■ **DIRECTION**
Reproduce every record below exactly as written, leaving out any pictures.
>>
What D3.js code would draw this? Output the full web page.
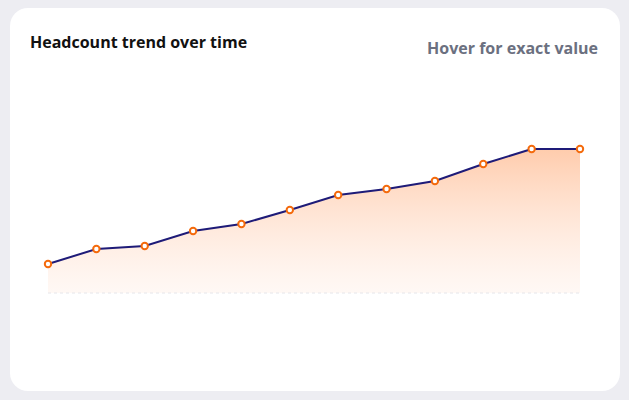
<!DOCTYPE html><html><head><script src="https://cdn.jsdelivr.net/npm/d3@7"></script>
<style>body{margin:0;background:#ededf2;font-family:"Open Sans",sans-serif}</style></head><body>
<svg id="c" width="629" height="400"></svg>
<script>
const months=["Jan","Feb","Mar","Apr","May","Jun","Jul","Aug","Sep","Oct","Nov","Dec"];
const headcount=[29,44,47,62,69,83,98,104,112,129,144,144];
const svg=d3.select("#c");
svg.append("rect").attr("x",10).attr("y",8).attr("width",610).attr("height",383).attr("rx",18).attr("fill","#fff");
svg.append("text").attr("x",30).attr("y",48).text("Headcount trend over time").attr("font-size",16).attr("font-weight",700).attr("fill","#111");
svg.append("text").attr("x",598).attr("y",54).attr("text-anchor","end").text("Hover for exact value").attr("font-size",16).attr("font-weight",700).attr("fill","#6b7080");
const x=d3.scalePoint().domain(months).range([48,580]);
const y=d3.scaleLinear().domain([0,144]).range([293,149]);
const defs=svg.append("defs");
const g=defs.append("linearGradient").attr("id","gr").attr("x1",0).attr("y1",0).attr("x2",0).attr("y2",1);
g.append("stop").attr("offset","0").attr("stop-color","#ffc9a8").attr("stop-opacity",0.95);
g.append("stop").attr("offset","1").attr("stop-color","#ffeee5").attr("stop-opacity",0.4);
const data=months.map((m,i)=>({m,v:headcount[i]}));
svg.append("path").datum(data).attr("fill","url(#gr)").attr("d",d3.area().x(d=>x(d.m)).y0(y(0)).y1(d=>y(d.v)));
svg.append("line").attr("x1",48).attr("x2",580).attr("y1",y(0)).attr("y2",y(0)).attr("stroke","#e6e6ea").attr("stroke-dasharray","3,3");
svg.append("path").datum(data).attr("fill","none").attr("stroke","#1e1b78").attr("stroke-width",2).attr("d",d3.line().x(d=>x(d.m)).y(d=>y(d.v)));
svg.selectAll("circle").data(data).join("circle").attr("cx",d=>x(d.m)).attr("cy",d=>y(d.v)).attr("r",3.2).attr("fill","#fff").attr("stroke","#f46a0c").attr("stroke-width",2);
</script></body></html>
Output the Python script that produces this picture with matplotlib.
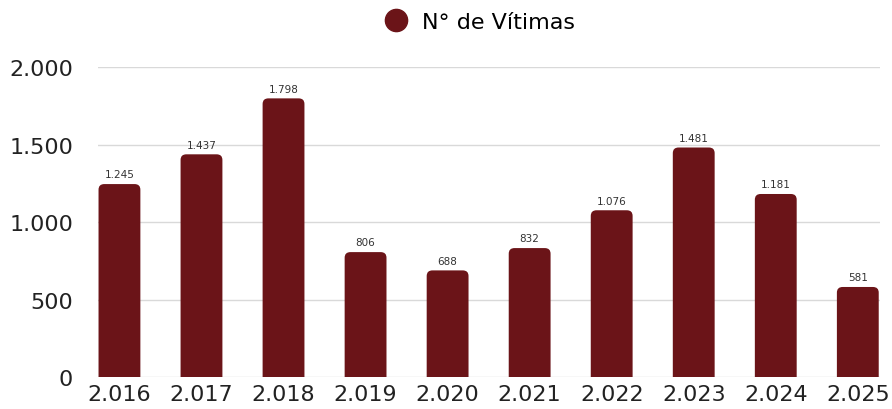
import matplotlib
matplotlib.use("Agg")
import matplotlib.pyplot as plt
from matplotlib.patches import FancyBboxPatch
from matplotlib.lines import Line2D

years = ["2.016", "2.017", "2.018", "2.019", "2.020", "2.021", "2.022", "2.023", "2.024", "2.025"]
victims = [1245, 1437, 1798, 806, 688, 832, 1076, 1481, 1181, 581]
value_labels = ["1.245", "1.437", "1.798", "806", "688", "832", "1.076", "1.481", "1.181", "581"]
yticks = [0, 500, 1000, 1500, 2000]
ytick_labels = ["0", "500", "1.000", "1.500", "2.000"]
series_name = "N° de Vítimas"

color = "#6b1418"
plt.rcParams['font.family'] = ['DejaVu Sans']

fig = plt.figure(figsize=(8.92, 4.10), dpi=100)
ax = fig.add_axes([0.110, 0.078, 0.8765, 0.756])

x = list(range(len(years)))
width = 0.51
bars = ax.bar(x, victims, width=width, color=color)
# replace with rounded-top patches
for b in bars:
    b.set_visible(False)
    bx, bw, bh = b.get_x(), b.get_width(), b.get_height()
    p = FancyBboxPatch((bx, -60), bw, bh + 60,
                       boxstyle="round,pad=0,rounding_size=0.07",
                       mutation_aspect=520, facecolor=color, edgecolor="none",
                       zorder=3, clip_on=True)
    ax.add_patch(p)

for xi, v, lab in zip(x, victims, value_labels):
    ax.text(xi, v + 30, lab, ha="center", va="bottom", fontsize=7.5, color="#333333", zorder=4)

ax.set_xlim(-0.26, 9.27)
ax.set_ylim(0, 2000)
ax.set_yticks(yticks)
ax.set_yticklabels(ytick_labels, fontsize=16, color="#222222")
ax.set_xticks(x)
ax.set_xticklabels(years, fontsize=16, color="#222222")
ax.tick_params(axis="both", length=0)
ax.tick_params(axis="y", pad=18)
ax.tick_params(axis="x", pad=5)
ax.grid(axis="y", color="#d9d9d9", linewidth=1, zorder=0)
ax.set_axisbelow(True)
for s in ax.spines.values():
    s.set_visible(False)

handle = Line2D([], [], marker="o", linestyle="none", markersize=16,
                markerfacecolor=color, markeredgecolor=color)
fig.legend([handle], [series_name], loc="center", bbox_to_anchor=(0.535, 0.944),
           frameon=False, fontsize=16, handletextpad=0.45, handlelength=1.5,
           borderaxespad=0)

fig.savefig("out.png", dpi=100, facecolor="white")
<<
■ **ANSWER TO THIS EXERCISE**
What D3.js code would draw this? Output the full web page.
<!DOCTYPE html><html><head><script src="https://cdn.jsdelivr.net/npm/d3@7"></script>
<style>body{margin:0;background:#ededf2;font-family:"Open Sans",sans-serif}</style></head><body>
<svg id="c" width="629" height="400"></svg>
<script>
const months=["Jan","Feb","Mar","Apr","May","Jun","Jul","Aug","Sep","Oct","Nov","Dec"];
const headcount=[29,44,47,62,69,83,98,104,112,129,144,144];
const svg=d3.select("#c");
svg.append("rect").attr("x",10).attr("y",8).attr("width",610).attr("height",383).attr("rx",18).attr("fill","#fff");
svg.append("text").attr("x",30).attr("y",48).text("Headcount trend over time").attr("font-size",16).attr("font-weight",700).attr("fill","#111");
svg.append("text").attr("x",598).attr("y",54).attr("text-anchor","end").text("Hover for exact value").attr("font-size",16).attr("font-weight",700).attr("fill","#6b7080");
const x=d3.scalePoint().domain(months).range([48,580]);
const y=d3.scaleLinear().domain([0,144]).range([293,149]);
const defs=svg.append("defs");
const g=defs.append("linearGradient").attr("id","gr").attr("x1",0).attr("y1",0).attr("x2",0).attr("y2",1);
g.append("stop").attr("offset","0").attr("stop-color","#ffc9a8").attr("stop-opacity",0.95);
g.append("stop").attr("offset","1").attr("stop-color","#ffeee5").attr("stop-opacity",0.4);
const data=months.map((m,i)=>({m,v:headcount[i]}));
svg.append("path").datum(data).attr("fill","url(#gr)").attr("d",d3.area().x(d=>x(d.m)).y0(y(0)).y1(d=>y(d.v)));
svg.append("line").attr("x1",48).attr("x2",580).attr("y1",y(0)).attr("y2",y(0)).attr("stroke","#e6e6ea").attr("stroke-dasharray","3,3");
svg.append("path").datum(data).attr("fill","none").attr("stroke","#1e1b78").attr("stroke-width",2).attr("d",d3.line().x(d=>x(d.m)).y(d=>y(d.v)));
svg.selectAll("circle").data(data).join("circle").attr("cx",d=>x(d.m)).attr("cy",d=>y(d.v)).attr("r",3.2).attr("fill","#fff").attr("stroke","#f46a0c").attr("stroke-width",2);
</script></body></html>
Output the Python script that produces this picture with matplotlib.
import matplotlib
matplotlib.use("Agg")
import matplotlib.pyplot as plt
from matplotlib.patches import FancyBboxPatch
from matplotlib.lines import Line2D

years = ["2.016", "2.017", "2.018", "2.019", "2.020", "2.021", "2.022", "2.023", "2.024", "2.025"]
victims = [1245, 1437, 1798, 806, 688, 832, 1076, 1481, 1181, 581]
value_labels = ["1.245", "1.437", "1.798", "806", "688", "832", "1.076", "1.481", "1.181", "581"]
yticks = [0, 500, 1000, 1500, 2000]
ytick_labels = ["0", "500", "1.000", "1.500", "2.000"]
series_name = "N° de Vítimas"

color = "#6b1418"
plt.rcParams['font.family'] = ['DejaVu Sans']

fig = plt.figure(figsize=(8.92, 4.10), dpi=100)
ax = fig.add_axes([0.110, 0.078, 0.8765, 0.756])

x = list(range(len(years)))
width = 0.51
bars = ax.bar(x, victims, width=width, color=color)
# replace with rounded-top patches
for b in bars:
    b.set_visible(False)
    bx, bw, bh = b.get_x(), b.get_width(), b.get_height()
    p = FancyBboxPatch((bx, -60), bw, bh + 60,
                       boxstyle="round,pad=0,rounding_size=0.07",
                       mutation_aspect=520, facecolor=color, edgecolor="none",
                       zorder=3, clip_on=True)
    ax.add_patch(p)

for xi, v, lab in zip(x, victims, value_labels):
    ax.text(xi, v + 30, lab, ha="center", va="bottom", fontsize=7.5, color="#333333", zorder=4)

ax.set_xlim(-0.26, 9.27)
ax.set_ylim(0, 2000)
ax.set_yticks(yticks)
ax.set_yticklabels(ytick_labels, fontsize=16, color="#222222")
ax.set_xticks(x)
ax.set_xticklabels(years, fontsize=16, color="#222222")
ax.tick_params(axis="both", length=0)
ax.tick_params(axis="y", pad=18)
ax.tick_params(axis="x", pad=5)
ax.grid(axis="y", color="#d9d9d9", linewidth=1, zorder=0)
ax.set_axisbelow(True)
for s in ax.spines.values():
    s.set_visible(False)

handle = Line2D([], [], marker="o", linestyle="none", markersize=16,
                markerfacecolor=color, markeredgecolor=color)
fig.legend([handle], [series_name], loc="center", bbox_to_anchor=(0.535, 0.944),
           frameon=False, fontsize=16, handletextpad=0.45, handlelength=1.5,
           borderaxespad=0)

fig.savefig("out.png", dpi=100, facecolor="white")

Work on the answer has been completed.